▶ REQUIRED WORK:
Locate each line containing the string "with" and copy it out.

▶ SUPPLIED RECORDS:

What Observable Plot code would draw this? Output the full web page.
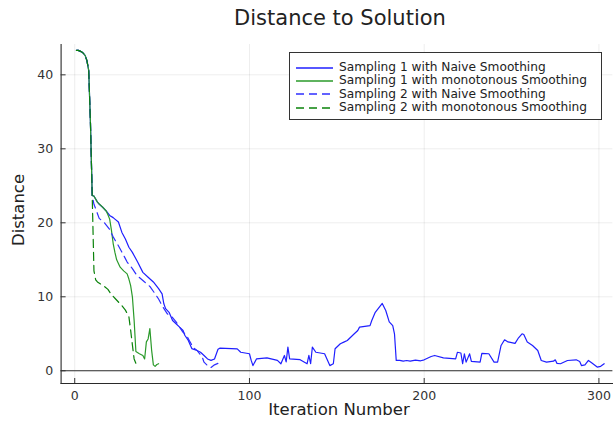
<!DOCTYPE html>
<html><head><meta charset="utf-8">
<script src="https://cdn.jsdelivr.net/npm/d3@7"></script>
<script src="https://cdn.jsdelivr.net/npm/@observablehq/plot@0.6"></script>
<style>
body{margin:0;background:#fff;font-family:"DejaVu Sans",sans-serif;}
#wrap{position:relative;width:613px;height:423px;overflow:hidden;}
.lab{position:absolute;color:#222;white-space:nowrap;}
#title{left:40px;width:600px;top:6px;text-align:center;font-size:21px;}
#xlab{left:39px;width:600px;top:400px;text-align:center;font-size:16.5px;}
#ylab{left:18px;top:210px;font-size:16.5px;transform:translate(-50%,-50%) rotate(-90deg);}
#legend{position:absolute;left:289px;top:52px;width:311px;height:66px;border:1px solid #333;background:#fff;font-size:12.2px;color:#222;}
#legend div{position:absolute;left:6px;height:14px;line-height:14px;}
#legend svg{vertical-align:middle;margin-right:6px;}
</style></head>
<body>
<div id="wrap">
  <div id="chart"></div>
  <div class="lab" id="title">Distance to Solution</div>
  <div class="lab" id="xlab">Iteration Number</div>
  <div class="lab" id="ylab">Distance</div>
  <div id="legend"></div>
</div>
<script>
// ---- data ----
const seriesNames = [
  "Sampling 1 with Naive Smoothing",
  "Sampling 1 with monotonous Smoothing",
  "Sampling 2 with Naive Smoothing",
  "Sampling 2 with monotonous Smoothing"
];
const seriesColors = ["#1f1fff", "#2a9a2a", "#2f2fff", "#0a820a"];
const seriesDash = [null, null, "8,5", "8,5"];

const startX = [1, 2, 3, 4, 5, 6, 7, 8, 9, 10];
const startY = [43.3, 43.3, 43.2, 43.1, 42.9, 42.6, 41.9, 40.6, 33.5, 23.7];

const s1NaiveX = [11, 12, 13, 14, 16, 18, 20, 22, 23, 25, 27, 29, 31, 33, 36, 39, 42, 45, 48, 50, 51, 52, 54, 56, 58, 60, 62, 63, 65, 67, 70, 72, 74, 76, 78, 80, 82, 83, 93, 95, 100, 101, 102, 104, 110, 116, 118, 120, 121, 122, 123, 129, 133, 134, 135, 136, 138, 143, 146, 148, 149, 152, 154, 156, 160, 162, 163, 169, 170, 172, 176, 178, 180, 182, 183, 184, 186, 188, 190, 192, 195, 198, 200, 204, 206, 211, 218, 219, 221, 222, 223, 224, 226, 227, 232, 233, 237, 240, 242, 244, 246, 248, 252, 254, 256, 257, 259, 262, 265, 267, 270, 274, 275, 276, 278, 282, 287, 289, 290, 292, 294, 296, 299, 301, 303];
const s1NaiveY = [23.6, 23.2, 22.8, 22.5, 22.1, 21.6, 21.0, 20.7, 20.5, 20.1, 18.7, 17.8, 16.7, 16.0, 14.7, 13.3, 12.65, 12.0, 11.1, 10.4, 9.05, 8.4, 7.9, 6.8, 6.35, 5.9, 5.45, 4.8, 4.1, 3.0, 2.74, 2.5, 2.07, 1.6, 1.4, 1.6, 2.9, 3.06, 2.97, 2.5, 2.3, 1.4, 0.7, 1.6, 1.75, 1.4, 0.95, 2.07, 1.2, 3.2, 1.6, 1.5, 0.95, 2.07, 0.95, 3.2, 2.5, 2.3, 0.7, 0.95, 2.97, 3.65, 3.87, 4.1, 5.0, 5.45, 5.9, 6.1, 6.8, 7.9, 9.1, 8.15, 6.6, 6.1, 5.0, 1.4, 1.4, 1.3, 1.39, 1.3, 1.45, 1.35, 1.48, 1.93, 2.07, 1.75, 1.6, 2.5, 2.4, 0.95, 2.3, 1.17, 2.3, 1.26, 1.17, 2.35, 2.3, 1.17, 1.17, 3.42, 4.19, 3.9, 3.7, 4.46, 5.0, 4.9, 3.9, 3.42, 2.74, 1.39, 1.17, 1.3, 1.48, 1.0, 0.95, 1.39, 1.48, 1.26, 0.7, 0.8, 1.39, 1.05, 0.5, 0.6, 0.95];

const s1MonoX = [11, 12, 13, 16, 18, 19, 20, 21, 22, 23, 24, 26, 28, 30, 31, 32, 33, 34, 35, 37, 39, 40, 41, 42, 43, 44, 45, 46, 47, 48];
const s1MonoY = [23.6, 23.2, 22.8, 22.1, 21.6, 21.1, 20.5, 19.0, 17.2, 16.0, 15.0, 14.0, 13.5, 13.1, 12.4, 11.5, 10.0, 6.8, 2.6, 2.3, 2.07, 1.6, 3.9, 4.3, 5.7, 2.8, 0.8, 0.6, 0.85, 0.95];

const s2NaiveX = [11, 12, 14, 17, 20, 22, 25, 28, 30, 33, 35, 37, 40, 43, 46, 48, 50, 53, 56, 58, 60, 62, 64, 66, 68, 70, 73, 74, 76, 78, 80, 82, 84];
const s2NaiveY = [22.5, 21.9, 20.6, 20.0, 19.1, 18.1, 16.9, 15.6, 14.7, 13.8, 13.1, 12.6, 12.0, 11.4, 10.4, 9.7, 8.8, 7.7, 7.2, 6.6, 5.9, 5.2, 4.8, 3.9, 3.1, 2.74, 1.84, 1.16, 0.7, 0.45, 0.8, 1.0, 1.0];

const s2MonoX = [11, 12, 13, 15, 17, 19, 21, 23, 25, 27, 29, 31, 32, 33, 34, 35, 36, 37];
const s2MonoY = [13.5, 12.3, 12.0, 11.7, 11.4, 11.0, 10.3, 9.8, 9.3, 8.8, 8.2, 7.3, 5.5, 3.5, 1.6, 1.0, 0.85, 0.8];

const xTicks = [0, 100, 200, 300];
const yTicks = [0, 10, 20, 30, 40];

// ---- build ----
function rows(xs, ys) {
  const X = startX.concat(xs), Y = startY.concat(ys);
  return X.map((x, i) => ({x, y: Y[i]}));
}
const series = [
  rows(s1NaiveX, s1NaiveY),
  rows(s1MonoX, s1MonoY),
  rows(s2NaiveX, s2NaiveY),
  rows(s2MonoX, s2MonoY)
];

const chart = Plot.plot({
  width: 613,
  height: 423,
  marginLeft: 60.6,
  marginRight: 0.6,
  marginTop: 44,
  marginBottom: 40,
  style: {fontFamily: "DejaVu Sans, sans-serif", fontSize: "12px", color: "#333", background: "#fff"},
  x: {domain: [-7.8, 308]},
  y: {domain: [-1.72, 44.1]},
  marks: [
    Plot.gridX(xTicks, {stroke: "#000", strokeOpacity: 0.07}),
    Plot.gridY(yTicks.filter(d => d !== 0), {stroke: "#000", strokeOpacity: 0.07}),
    Plot.ruleY([0], {stroke: "#2a2a2a", strokeWidth: 1.1}),
    Plot.frame({anchor: "left", stroke: "#2a2a2a", strokeWidth: 1.1}),
    Plot.frame({anchor: "bottom", stroke: "#2a2a2a", strokeWidth: 1.1}),
    Plot.axisX(xTicks, {anchor: "bottom", tickSize: -5, text: null, label: null, stroke: "#333"}),
    Plot.axisX(xTicks, {anchor: "bottom", tickSize: 0, tickPadding: 8, label: null, fill: "#333", fontSize: 12.5}),
    Plot.axisY(yTicks, {anchor: "left", tickSize: -5, text: null, label: null, stroke: "#333"}),
    Plot.axisY(yTicks, {anchor: "left", tickSize: 0, tickPadding: 8, label: null, fill: "#333", fontSize: 12.5}),
    ...series.map((data, i) => Plot.line(data, {
      x: "x", y: "y",
      stroke: seriesColors[i],
      strokeWidth: 1.2,
      strokeDasharray: seriesDash[i]
    }))
  ]
});
document.getElementById("chart").appendChild(chart);

// legend
const legend = document.getElementById("legend");
seriesNames.forEach((name, i) => {
  const row = document.createElement("div");
  row.style.top = (7 + i * 13.4) + "px";
  const dash = seriesDash[i] ? `stroke-dasharray="${seriesDash[i]}"` : "";
  row.innerHTML = `<svg width="37" height="4"><line x1="0" y1="2" x2="37" y2="2" stroke="${seriesColors[i]}" stroke-width="1.4" ${dash}/></svg>${name}`;
  legend.appendChild(row);
});
</script>
</body></html>
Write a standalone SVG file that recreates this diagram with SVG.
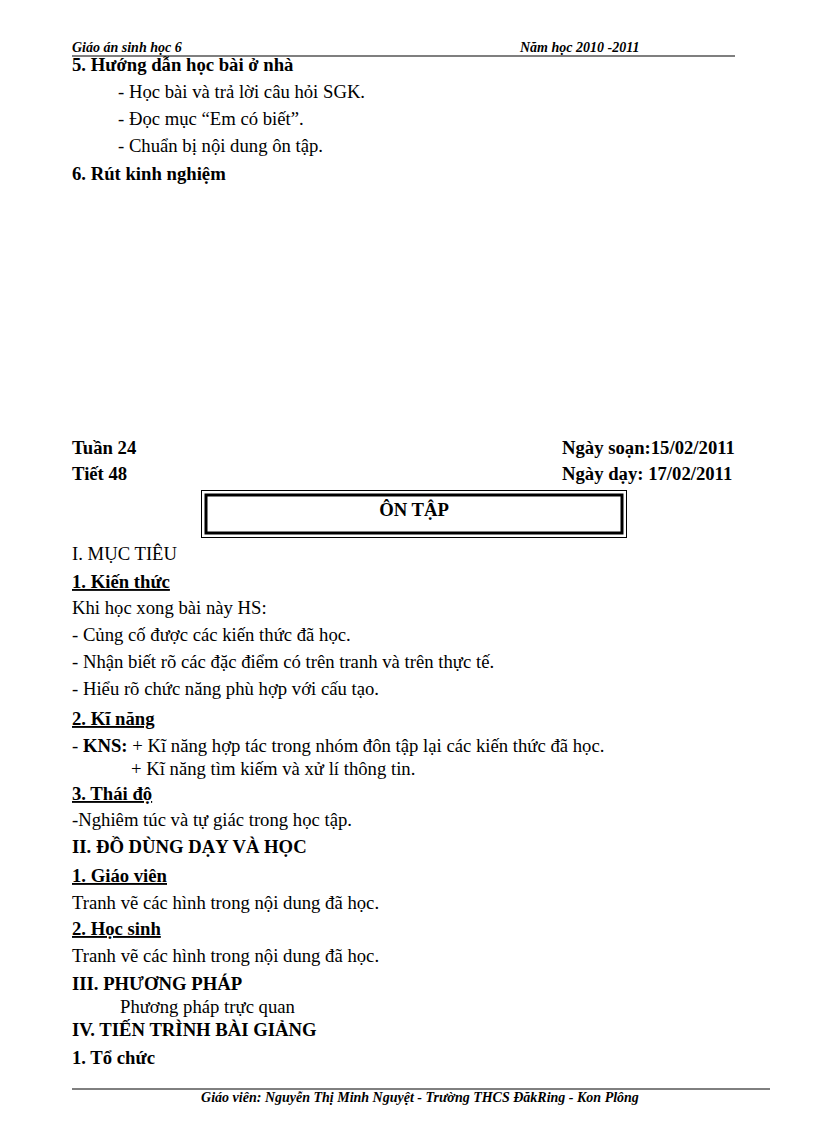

▶ RESULT OF THIS TASK:
  "Sampling 1 with Naive Smoothing",
  "Sampling 1 with monotonous Smoothing",
  "Sampling 2 with Naive Smoothing",
  "Sampling 2 with monotonous Smoothing"
Write a standalone SVG file that recreates this diagram with SVG.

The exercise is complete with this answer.